"It profits me but little that a vigilant authority always protects the tranquillity of my pleasures and constantly averts all dangers from my path, without my care or concern, if this same authority is the absolute master of my liberty and my life."

--Alexis de Tocqueville, Democracy in America

Tuesday, December 18, 2012

Anti-Christianity is Mainstream






































I enjoyed watching Tim Tebow last year as he led the Denver Broncos into the playoffs.   He was exciting.   Generally, I happen to like running quarterbacks -- Michael Vick, Steve Young, RGIII -- as they usually are running when plays have broken down, and they are thus in the open field.   Running backs rarely get that kind of open space, at least not lately, and not if your name isn't Adrian Peterson.   Something about a quarterback moving through open space when the defense didn't expect it is about the most exciting thing in football.   So I liked Tebow as a player.   I understand why the Broncos dumped him -- if you get a chance to bring in Peyton Manning, you do it -- but I liked Tebow.

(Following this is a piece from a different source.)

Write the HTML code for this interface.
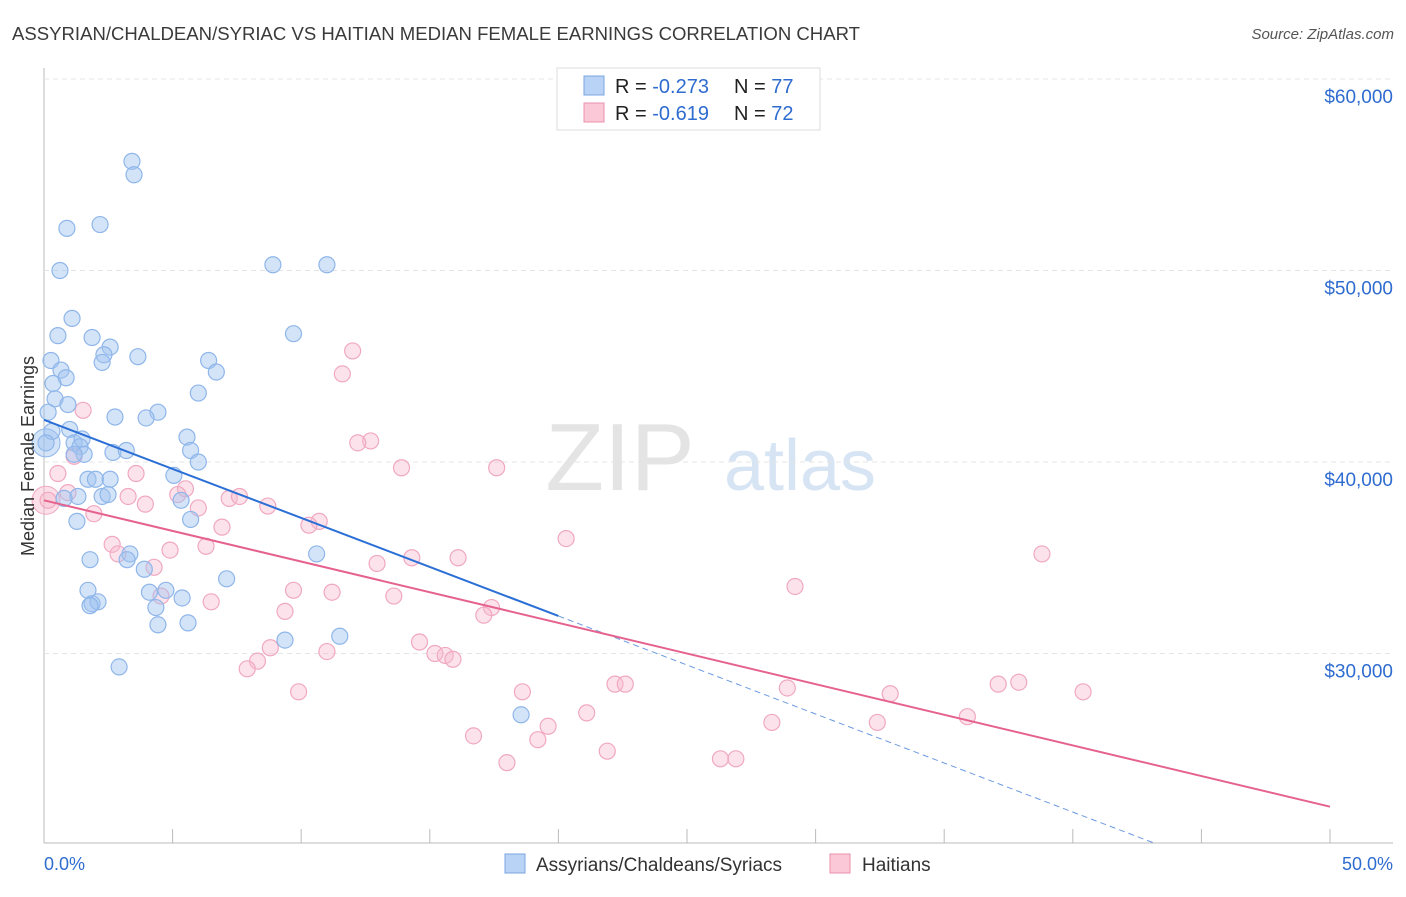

This season has been less fun because Tebow hasn't gotten a chance to play much with the NY Jets as Mark Sanchez' backup, even though Sanchez has been terrible.   I wish he had, although I have to defer to football people who say he's simply not as good as Sanchez at the quarterback position.   (It may be that Sanchez himself is simply stuck on a truly bad football team with a coach, Rex Ryan, who has outlived his welcome.)

I also always liked the fact that Tebow was an openly devout Christian.   He's Christian in a different way than I am, but he's patently a good person who does good works frequently.   What's not to like?

So that's why I was somewhat surprised and saddened to see this passage in an otherwise pretty nice sports feature article in the New York Times by a writer who actually seems to like Tebow as a player too.   Read this and imagine it being said about any other religion (and particularly imagine whether the Times would publish anything similar about a Muslim):

The show-business aspects of Tebow’s Christianity off the field are mostly a distraction. The virginity, the anti-abortion ad, the praying, the laying on of hands, the Tebowing — a pose in which he drops to one knee in prayer, the imitation of which became a brief Internet sensation — they’re all so many stunts.

Say what?   A 25 year-old superstar multi-millionaire male-model handsome quarterback in New York is remaining a virgin until marriage... and that's a "show-business stunt"?   Does the writer have any idea how much will power and commitment to faith it would take to resist the temptations that Tebow must face literally every day?   Being pro-life... a stunt?   Praying... a pose?  

This is extraordinarily offensive to Christians.   And gratuitous in what otherwise was a pretty nice article.